A few years ago, when the first iteration of this APPR came down, there was a vote in the DA scheduled. I dragged my school's three delegates there to vote against it, as my members would've wanted. But Bloomberg decided he didn't need no stinking evaluation system, so there was no vote. Rather than try to negotiate, Michael Mulgrew found the reformiest man in NY State, John King, and had him decide for us. Since then rank and file has had absolutely no voice in evaluation, not even via the DA.

When I suggested we reduce the minimum to two, reserving extra for those who were in need of support, I was told that a higher number of observations was more likely to result in a higher rating. That's an interesting argument, but it doesn't address my suggestion that only teachers receiving unfavorable ratings be observed more. In fact, if people who got good observations were to stop at two, that would mean that others could get even more than four. By the logic that answered my question, this would be a win-win.

So why doesn't anyone take my suggestion? I'd have to say because the issue has been decided by leadership and they don't need any stinking input from me, thank you very much. People on the 14th floor know everything already. That's how they got up to that floor, elevator or no. The 95 rubber stamps in the Executive Board all nod their heads in agreement, because that's exactly what leadership hand-picked them to do. Only the high school reps dissent, and everyone else kind of wishes we would shut up and go away. Before we showed up the food was better, and they were all allowed to sit there, eat more peacefully, and just vote yes to absolutely everything.

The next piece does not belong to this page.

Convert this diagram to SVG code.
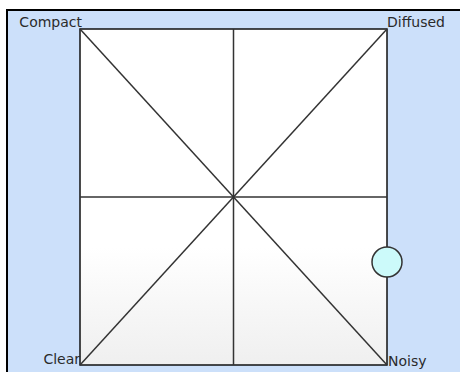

My friend Sam Lazarus says there are only two problems with the UFT--the leadership and the membership. He's right of course. Leadership thinks it knows everything and manipulates the system so it can do any damn thing it wants with no checks or balances. Membership is beaten down by crap like the evaluation system and rightly has little expectation of influencing leadership. The overwhelming majority thinks it's a waste of time to vote in union elections, and for the most part it's a self-fulfilling prophesy.

But once membership finds out it can save $1300 a year by not joining the imperious top-down UFT, things will be different. From everything I see and hear, leadership simply cannot adjust its attitude or behavior in any fashion whatsoever. This bodes ill for all of us.

What does it take to wake up a hopelessly entitled machine?